Politics.co.uk

Brown launches vaccine finance facility

Brown launches vaccine finance facility

Chancellor Gordon Brown today unveiled his plans to raise money for vaccines in the poorest parts of the world.

The International Finance Facility for Immunisation (IFFm) aims to raise at least $4 billion (£2.25 billion) over the next ten years and save some ten million lives.

It operates by borrowing money against aid budgets from donor countries to fund immunisation projects in some 72 countries, and will enable funds to be raised more quickly than those countries’ budgets would allow.

“Today, by matching the capacity of medical advance with the power of long-term finance, we are launching an initiative capable of saving ten million lives – sparing millions of families across the world from the avoidable pain of a son or a daughter needlessly dying,” Mr Brown said.

The scheme received a boost this summer when Eurostat, the EU’s statistical body, declared that pledges of aid would not count in the borrowing figures of donor countries. This meant many European countries reluctant to take on more borrowing could participate.
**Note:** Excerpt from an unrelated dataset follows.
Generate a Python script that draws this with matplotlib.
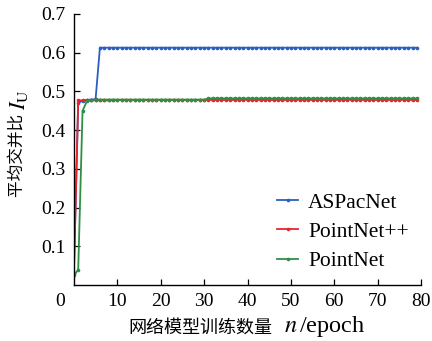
import numpy as np
import matplotlib.pyplot as plt

plt.rcParams['font.family'] = ['Liberation Serif', 'Noto Sans CJK SC']
plt.rcParams['mathtext.fontset'] = 'stix'

# mean IoU per epoch
epochs = list(range(80))
aspacnet = [0.03, 0.47, 0.476, 0.478, 0.479, 0.48] + [0.613] * 74
pointnet_pp = [0.03] + [0.477] * 9 + [0.478] * 70
pointnet = [0.025, 0.04, 0.45, 0.475, 0.478] + [0.479] * 26 + [0.482] * 49

labels = ['ASPacNet', 'PointNet++', 'PointNet']
colors = ['#2c5fbf', '#e8242c', '#2f8f45']
series = [aspacnet, pointnet_pp, pointnet]

fig = plt.figure(figsize=(4.32, 3.41), dpi=100)
ax = fig.add_axes([0.171, 0.164, 0.804, 0.795])

for vals, lab, c in zip(series, labels, colors):
    ax.plot(epochs, vals, color=c, lw=1.3, marker='o', ms=1.6,
            mec=c, mfc=c, label=lab)

ax.set_xlim(0, 80)
ax.set_ylim(0, 0.7)
ax.set_xticks(range(10, 90, 10))
ax.set_yticks(np.arange(0.1, 0.75, 0.1))
ax.set_yticklabels(['0.1', '0.2', '0.3', '0.4', '0.5', '0.6', '0.7'])
ax.tick_params(direction='in', length=4, width=0.9, labelsize=14, pad=6)
ax.spines['top'].set_visible(False)
ax.spines['right'].set_visible(False)
for s in ['left', 'bottom']:
    ax.spines[s].set_linewidth(1.0)

# shared origin label
ax.annotate('0', xy=(0, 0), xytext=(-10, -6), textcoords='offset points',
            ha='center', va='top', fontsize=14)

ax.legend(loc='lower right', bbox_to_anchor=(1.02, -0.02), frameon=False,
          fontsize=15.5, handlelength=1.0, handletextpad=0.45, labelspacing=0.42)

# axis labels: CJK part and math part drawn as separate texts
fig.canvas.draw()
r = fig.canvas.get_renderer()
W, H = 432, 341

# x label, centred at about x=247 px, y=328 px from top
t1 = fig.text(0, 0, '网络模型训练数量', fontsize=13, family='Noto Sans CJK SC',
              va='center', ha='left')
t2 = fig.text(0, 0, '$n\\,$/epoch', fontsize=17.5, va='center', ha='left')
w1 = t1.get_window_extent(r).width
w2 = t2.get_window_extent(r).width
gap = 12
x0 = 247 - (w1 + gap + w2) / 2
yc = 1 - 328 / H
t1.set_position((x0 / W, yc))
t2.set_position(((x0 + w1 + gap) / W, yc + 0.004))

# y label, rotated, centred at about y=143 px from top, x=17 px
t3 = fig.text(0, 0, '平均交并比 ', fontsize=12, family='Noto Sans CJK SC',
              rotation=90, va='bottom', ha='center')
t4 = fig.text(0, 0, '$I_{\\mathrm{U}}$', fontsize=16, rotation=90,
              va='bottom', ha='center')
h3 = t3.get_window_extent(r).height
h4 = t4.get_window_extent(r).height
y0 = (H - 143) - (h3 + h4) / 2
t3.set_position((17 / W, y0 / H))
t4.set_position((19 / W, (y0 + h3) / H))

fig.savefig('out.png', dpi=100)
Donors will have 20 years to repay the money pledged to the scheme, whose long-term goal is to eradicate diseases such as polio, hepatitis B, measles and tetanus and other diseases.

Flanked by representatives from France, Italy, Spain and Sweden, Mr Brown launched the initiative in London before travelling north to Manchester for a meeting of EU finance ministers and central bankers.

Mr Brown claims nearly 30 million children go without immunisation every year. Between now and 2015, he envisages some five million lives will be saved as a consequence of IFFIm, with five million more saved in the decade after.

Britain will provide a third of the necessary funding – $130 million a year – while France has pledged a quarter ($100 million a year). Italy has pledged ten per cent ($30 million a year), Spain three per cent ($12 million a year) and Sweden had made a total pledge of $27 million.

The Gates Foundation, set up by Microsoft found Bill Gates and his wife Melinda, is contributing $750 million over ten years, and the money will be distributed through the Global Alliance for Vaccines and Immunisation (Gavi).

Mr Gates described the IFFIm as a “bold and innovative approach to financing critical global health programmes”, saying it was unacceptable that millions of children go without immunisations taken for granted in rich countries.

Graca Machel, chairwoman of the Vaccine Fund board, added: “GAVI and the Vaccine Fund have shown that immunisation saves children’s lives.

“IFFIm will provide long term predictable funding that is urgently needed to save the lives of millions more. This turns promises into action.”

The immunisation project will be regarded as a pilot for a much wider International Finance Facility that would raise money for development through a similar mechanism.